Тронутый красивой и поучительной историей, решил я совершить романтичный и наивный поступок — пропихнуть Тино Росси в члены известной группы с обострённой формой Эдипова комплекса. Написал на совершенно белом листе бумаги я то ли послание, то ли SOS, то ли ультиматум, то ли просьбу. Сложил его пополам, верхние края загнул к центру, обе половинки завернул в обратную сторону, раскрыл… и т. д. и т. п., пока не получился наконец маленький кораблик. Самим собой я остался доволен; а как же, ведь в последний раз получился он у меня никак не менее двадцати лет назад.

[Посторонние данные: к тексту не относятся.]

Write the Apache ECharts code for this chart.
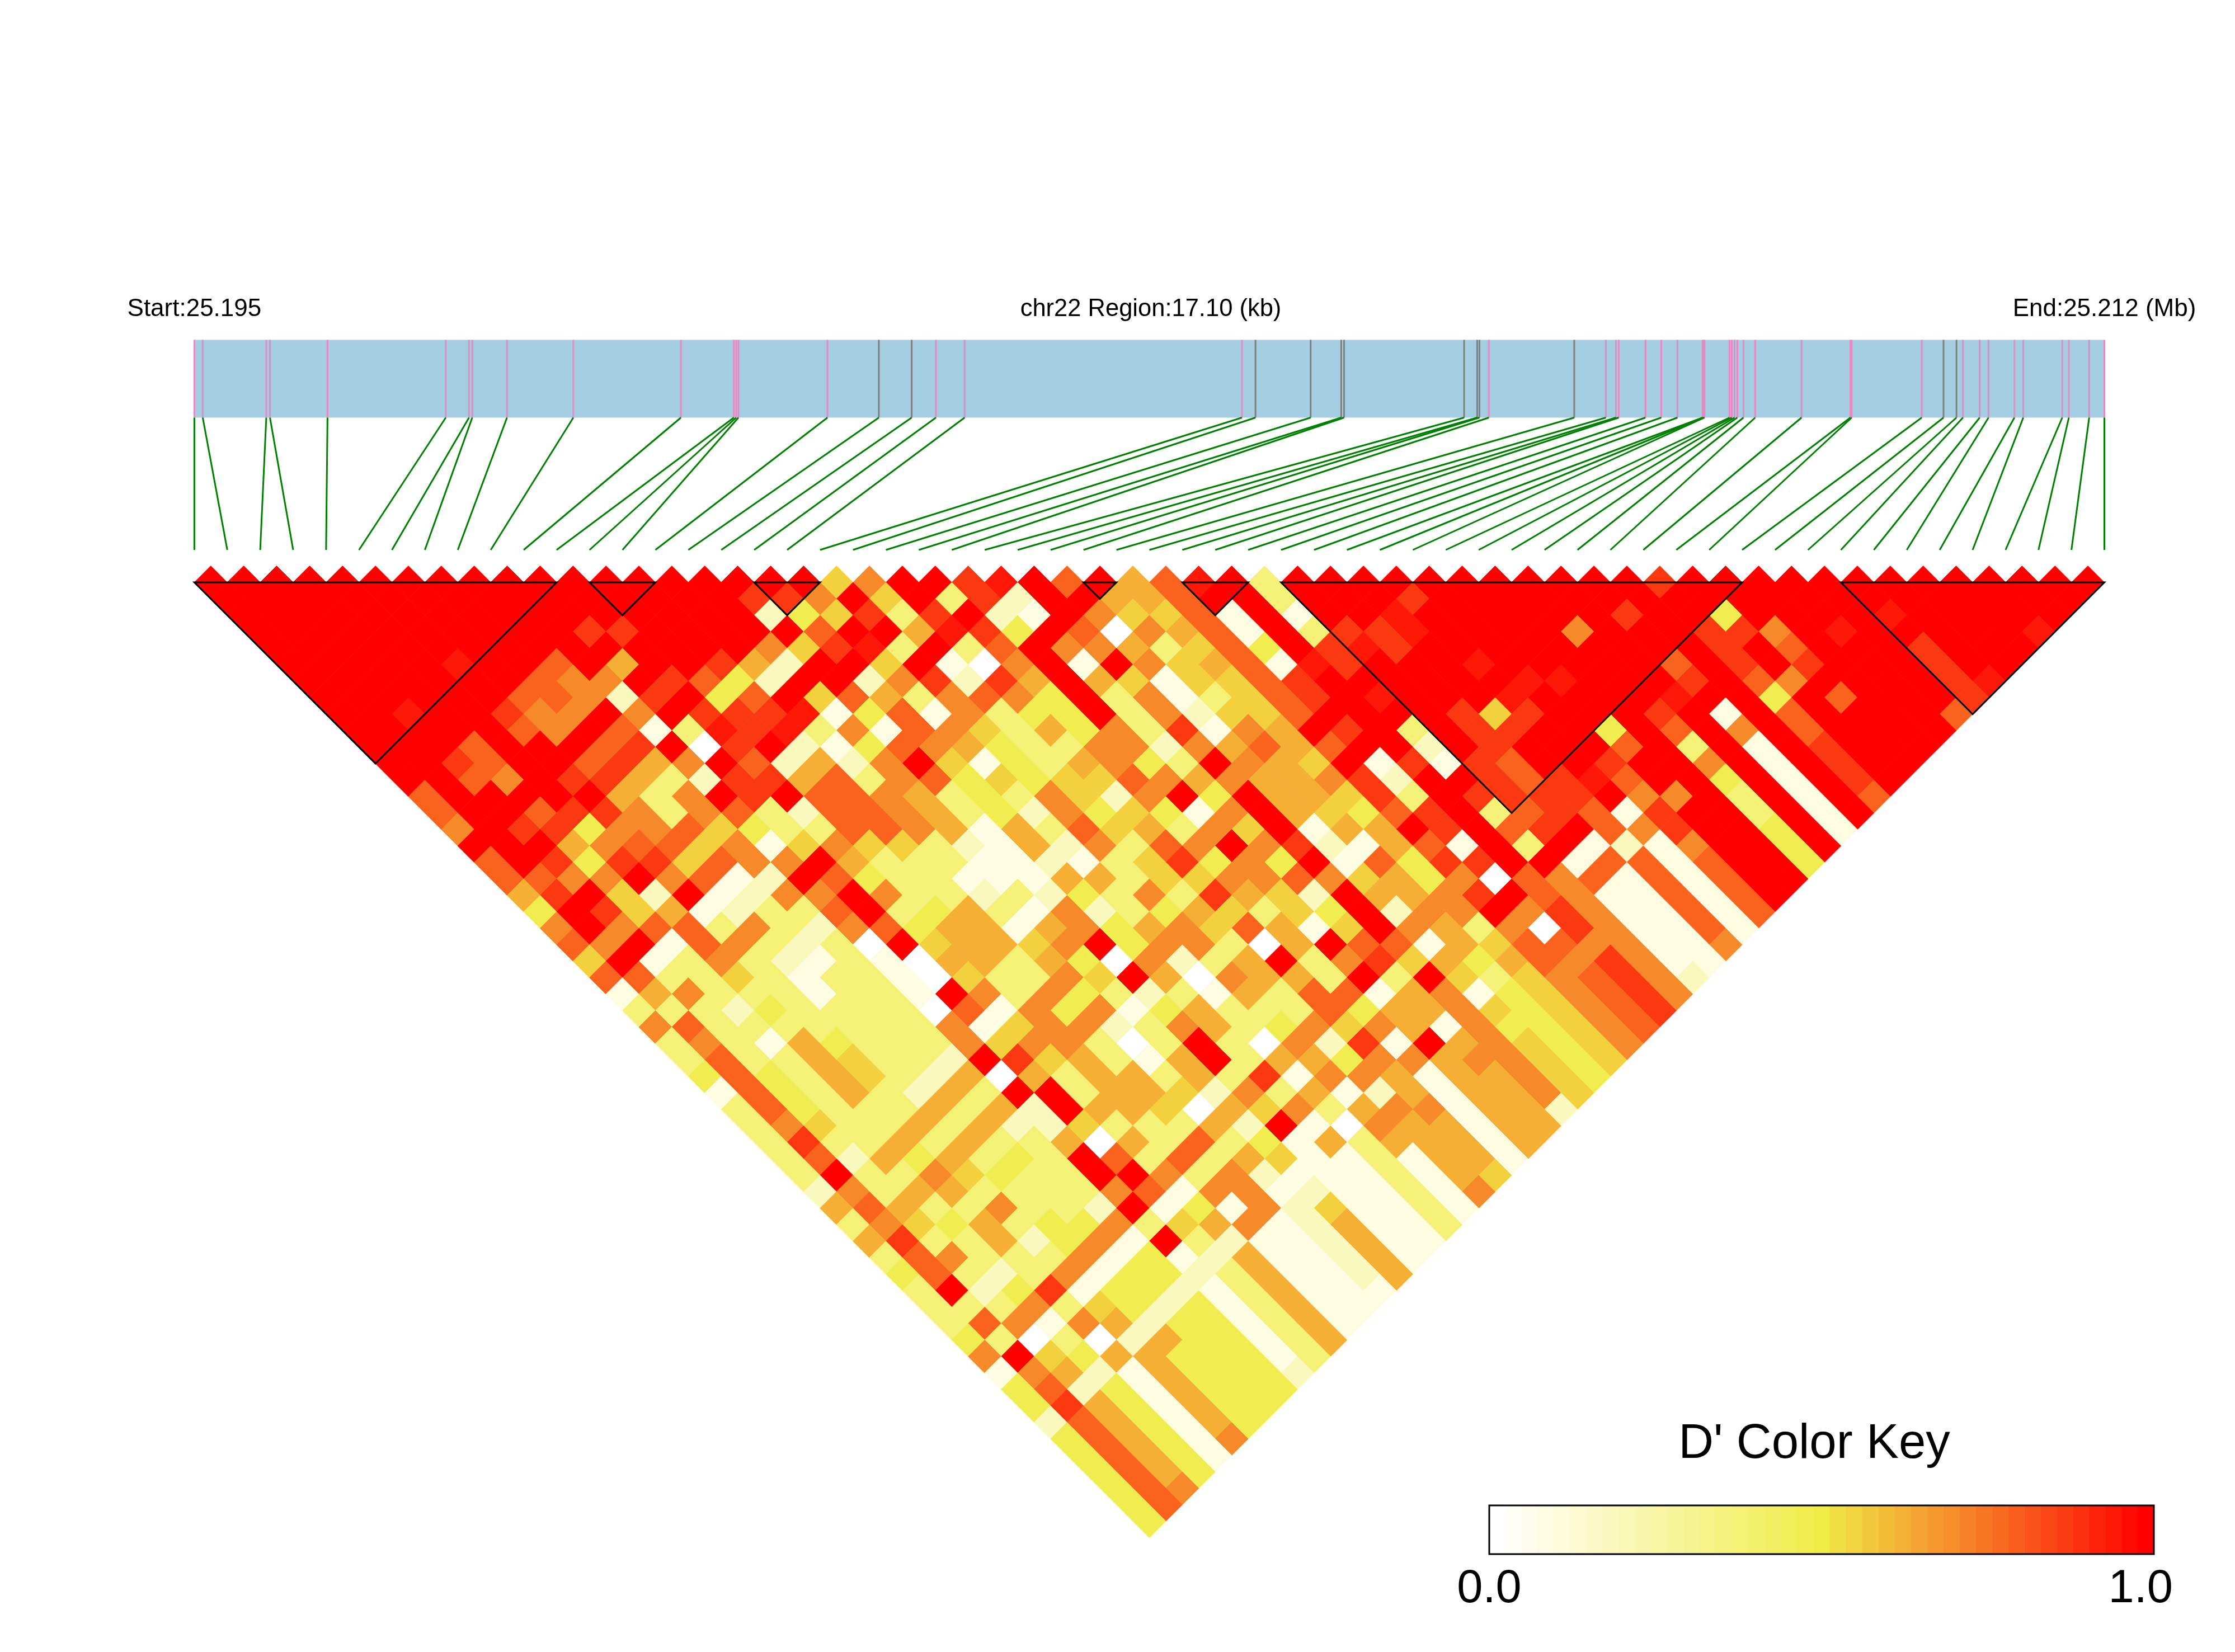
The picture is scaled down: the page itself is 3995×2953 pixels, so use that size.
<!DOCTYPE html>
<html><head><meta charset="utf-8">
<style>html,body{margin:0;padding:0;background:#fff}#c{width:3995px;height:2953px}</style>
<script src="https://cdn.jsdelivr.net/npm/echarts@6/dist/echarts.min.js"></script>
</head><body><div id="c"></div>
<script>
// SNP positions in kb from the region start
const snpKb = [0,0.075,0.644,0.677,1.192,2.251,2.459,2.488,2.799,3.393,4.356,4.830,4.851,4.871,5.668,6.128,6.422,6.639,6.896,9.379,9.500,9.994,10.268,10.293,11.368,11.485,11.505,11.589,12.354,12.637,12.727,12.752,12.992,13.133,13.278,13.504,13.512,13.520,13.744,13.764,13.789,13.814,13.869,13.974,14.389,14.826,14.838,15.465,15.660,15.776,15.834,15.984,16.063,16.295,16.374,16.723,16.782,16.964,17.100];
const graySnps = [15,16,20,21,22,23,24,25,26,28,48,49];
const regionKb = 17.10;
// LD blocks: first and last SNP index
const blocks = [[0,11],[12,14],[17,19],[27,28],[30,32],[33,47],[50,58]];
// D' level codes
const levelValues = {'0':0,'1':0.08,'2':0.18,'3':0.37,'4':0.47,'5':0.56,'6':0.63,'7':0.71,'8':0.79,'9':0.88,'r':0.95,'x':1};
// D' per row of the triangle: row k holds the pairs (i, i+k), i = 0,1,...
const ldRows = [
"xxxxxxxxxx xxxxxxxxx5 7xx9rx8x68 rx3xxxxxxx xxxx9xxxxx xxxxxxxx",
"xxxxxxxxxx xxxxxx997x 5x392xx668 xx3xxx9xxx xxxxxxxxxx xxxxxxx",
"xxxxxxxxxx xxxxxx2459 39x21x7558 1x1xxrxxxx xx9xx4xxxx rxxxxx",
"xxxxxxxxxx 99xxxxx8xx 6r94x80768 1x399rxxxx 7xxx997xrx xxxxr",
"xxxxxxxxxx xxxxx759r3 x38x776358 4x9r9xxxxx xxxx9x8xxx 9xxx",
"xxxxxrxx8x 6xx962xx5x 107x1x7568 1r9xxxrxxx xx8x9x9xxx 9xx",
"xxxxxxx877 x9842xx279 296x651558 9xxxxxxrrx xx9x87xxxx 9r",
"xxxxxx8872 9x48x58637 874x371358 9xrxxxrxxx xrxx4x8xxx 9",
"xxrxx977x7 x999r14817 344x372558 xxxx959xxx 9x1x8xxxx8",
"xxxxx87x81 3r9r371875 364739176x 9x3x99xx4x 8x7x8xxxx",
"xxx8xxx89x 09x2148764 3377276868 xx2x9xxx8x 3x1x9xxx",
"xx98xx8967 x82627x514 36743x765x 19198xx9xx 7x1x9xx",
"xx87x99632 9968378454 5587676679 2xx989r8xx 4x1x9x",
"8xxxxx637x 9x88763437 527x4x6659 3x9999x77x 3x1x8",
"8xx8997378 3288763427 45417x6548 9x389819xx 3x1x",
"7x99477854 3388761638 56375x166x 9x89x879xx 4x1",
"xxx6788571 5755321627 387x792168 1x3x1217xx 4x",
"8x94995877 x633311213 59474x1849 9xx18818xx 4",
"8877x7812x 8433111663 5577875647 08781818xx",
"69x52x1277 x733232437 39652x6679 x8711818x",
"4x95612338 x346317234 65354x277x 79711818",
"7x78837327 8466167467 58615x7637 0971181",
"87x1873230 x56657x477 306x881658 877117",
"5x13732131 0663640723 6x37956468 79711",
"8833531331 053375x607 663x3x5357 8972",
"1673331331 x737432316 3881671457 897",
"3332433330 8174714633 3846675457 89",
"7833333337 1577237634 7576174457 8",
"3731643337 577303x307 291x675457",
"383365332x 956316x366 477677545",
"4843653260 6366363917 76166754",
"184363263x x366527361 2616675",
"3843336362 x665065736 771662",
"3753363622 533362x107 66166",
"3933636336 0638341636 6616",
"382646343x 8383651131 661",
"3x3375433x x737211131 65",
"2736633337 8177121131 7",
"686337332x 1417251131",
"3754634473 567126113",
"693362471x 32112611",
"3873337141 2611261",
"4832371442 361126",
"3x24914421 36111",
"3337354241 3611",
"3871762441 361",
"4303026441 36",
"7x54664441 3",
"1762164442",
"482416444",
"49641644",
"2864164",
"486417",
"48641",
"4864",
"487",
"48",
"4"
];
const keyBins = 41;
const keyTicks = [[0,'0.0'],[0.98,'1.0']];

const N = snpKb.length;
const cells = [];
ldRows.forEach((row, k) => {
  const s = row.replace(/ /g,'');
  if (s.length !== N-1-k) console.error('row '+(k+1)+' has '+s.length+' expected '+(N-1-k));
  for (let i=0;i<s.length;i++) cells.push([i, k+1, levelValues[s[i]]]);
});
const mix=(a,b,t)=>a.map((v,n)=>Math.round(v+(b[n]-v)*t));
function ldColor(v){
  const c = v<=0.5 ? mix([255,255,255],[240,236,70],v/0.5) : mix([240,236,70],[255,0,0],(v-0.5)/0.5);
  return 'rgb('+c.join(',')+')';
}
const keyData=[]; for(let b=0;b<keyBins;b++) keyData.push([b/keyBins,(b+1)/keyBins,b/(keyBins-1)]);

const X0=347.4,X1=3761.5;
const font='"Liberation Sans",Arial,sans-serif';
const hiddenAxis=(o)=>Object.assign({type:'value',show:false,splitLine:{show:false}},o);

const chart=echarts.init(document.getElementById('c'),null,{renderer:'canvas',width:3995,height:2953});
chart.setOption({
  animation:false,
  backgroundColor:'#fff',
  grid:[
    {left:X0,width:X1-X0,top:1011.55,height:1737.1},     // triangle
    {left:X0,width:X1-X0,top:607.5,height:375.5},        // track and links
    {left:2662,width:1188,top:2691,height:87}            // colour key
  ],
  xAxis:[
    hiddenAxis({gridIndex:0,min:0,max:N-1}),
    hiddenAxis({gridIndex:1,min:0,max:regionKb}),
    hiddenAxis({gridIndex:2,min:0,max:1})
  ],
  yAxis:[
    hiddenAxis({gridIndex:0,min:-1,max:N-1,inverse:true}),
    hiddenAxis({gridIndex:1,min:0,max:375.5,inverse:true}),
    hiddenAxis({gridIndex:2,min:0,max:1})
  ],
  graphic:[
    {type:'text',x:X0,y:553,style:{text:'Start:25.195',font:'44px '+font,fill:'#000',textAlign:'center',textVerticalAlign:'middle'}},
    {type:'text',x:2057,y:553,style:{text:'chr22 Region:17.10 (kb)',font:'43.5px '+font,fill:'#000',textAlign:'center',textVerticalAlign:'middle'}},
    {type:'text',x:X1,y:553,style:{text:'End:25.212 (Mb)',font:'44px '+font,fill:'#000',textAlign:'center',textVerticalAlign:'middle'}},
    {type:'text',x:3243,y:2582,style:{text:"D' Color Key",font:'87px '+font,fill:'#000',textAlign:'center',textVerticalAlign:'middle'}}
  ],
  series:[
    {type:'custom',xAxisIndex:1,yAxisIndex:1,data:[[0,regionKb]],silent:true,clip:false,z:1,
     renderItem:(p,api)=>{const a=api.coord([api.value(0),0]),b=api.coord([api.value(1),139]);
       return {type:'rect',shape:{x:a[0],y:a[1],width:b[0]-a[0],height:b[1]-a[1]},style:{fill:'#A6CEE3'}};}},
    {type:'custom',xAxisIndex:1,yAxisIndex:1,data:snpKb.map((v,i)=>[v,i]),silent:true,clip:false,z:2,progressive:0,
     renderItem:(p,api)=>{const kb=api.value(0),k=api.value(1);
       const a=api.coord([kb,0]),b=api.coord([kb,139]),c=api.coord([k*regionKb/(N-1),375.5]);
       return {type:'group',children:[
         {type:'line',shape:{x1:a[0],y1:a[1],x2:b[0],y2:b[1]},style:{stroke:graySnps.includes(k)?'#808080':'#E78AC3',lineWidth:3}},
         {type:'line',shape:{x1:b[0],y1:b[1],x2:c[0],y2:c[1]},style:{stroke:'#008000',lineWidth:3}}
       ]};}},
    {type:'custom',xAxisIndex:0,yAxisIndex:0,data:cells,silent:true,clip:false,z:3,progressive:0,
     renderItem:(p,api)=>{const i=api.value(0),d=api.value(1),cx=i+d/2,cy=d-1;
       const pts=[[cx,cy-1],[cx+0.5,cy],[cx,cy+1],[cx-0.5,cy]].map(q=>api.coord(q));
       const col=ldColor(api.value(2));
       return {type:'polygon',shape:{points:pts},style:{fill:col,stroke:col,lineWidth:1}};}},
    {type:'custom',xAxisIndex:0,yAxisIndex:0,data:blocks,silent:true,clip:false,z:4,progressive:0,
     renderItem:(p,api)=>{const a=api.value(0),b=api.value(1);
       const pts=[[a,0],[b,0],[(a+b)/2,b-a]].map(q=>api.coord(q));
       return {type:'polygon',shape:{points:pts},style:{fill:'none',stroke:'#000',lineWidth:3,lineJoin:'miter'}};}},
    {type:'custom',xAxisIndex:2,yAxisIndex:2,data:keyData,silent:true,clip:false,z:5,progressive:0,
     renderItem:(p,api)=>{const a=api.coord([api.value(0),1]),b=api.coord([api.value(1),0]);
       return {type:'rect',shape:{x:a[0],y:a[1],width:b[0]-a[0]+0.5,height:b[1]-a[1]},style:{fill:ldColor(api.value(2))}};}},
    {type:'custom',xAxisIndex:2,yAxisIndex:2,data:[[0,1]],silent:true,clip:false,z:6,
     renderItem:(p,api)=>{const a=api.coord([0,1]),b=api.coord([1,0]);
       return {type:'rect',shape:{x:a[0],y:a[1],width:b[0]-a[0],height:b[1]-a[1]},style:{fill:'none',stroke:'#000',lineWidth:3}};}},
    {type:'custom',xAxisIndex:2,yAxisIndex:2,data:keyTicks.map(t=>[t[0]]),silent:true,clip:false,z:6,
     renderItem:(p,api)=>{const a=api.coord([api.value(0),0]);
       return {type:'text',x:a[0],y:a[1]+63,style:{text:keyTicks[p.dataIndex][1],font:'83px '+font,fill:'#000',textAlign:'center',textVerticalAlign:'middle'}};}}
  ]
});
</script></body></html>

Не имея под рукой Эмпайр Стейт Билдинг — разве что выстроить для неё нечто подобное, укладывая по камню за каждую минуту отсутствия её — назначил я свидание пройдохе моей на четвёртом этаже мерзкого жилища; обернулось бы раем оно, соизволь она хотя бы ещё раз с балетными, тридцать восьмого размера, пропорциями своими ступить на ведущие ко мне лестничные, устланные грязной бумагой ступени. Осмысливая послание своё ясно понимал я, что повседневный антураж мой вряд ли был подходящим декором долгожданной встрече, придать которой хотелось мне как можно больше блеска. Тогда взял я другой лист и письмо переписал. Намереваясь даровать избраннице исступления моего заслуженную ею красоту, назначил я ей то невероятное или же чудесное свидание в музее Оранжерей, в гостиной Нимф, в оговоренный день и никак не иначе. Исписанный лист ламинировал я целлофаном и вновь проделал мудрёную укладку. Отдельные сгибы скрепил прозрачной липкой лентой и, вот, кораблик был готов к плаванию.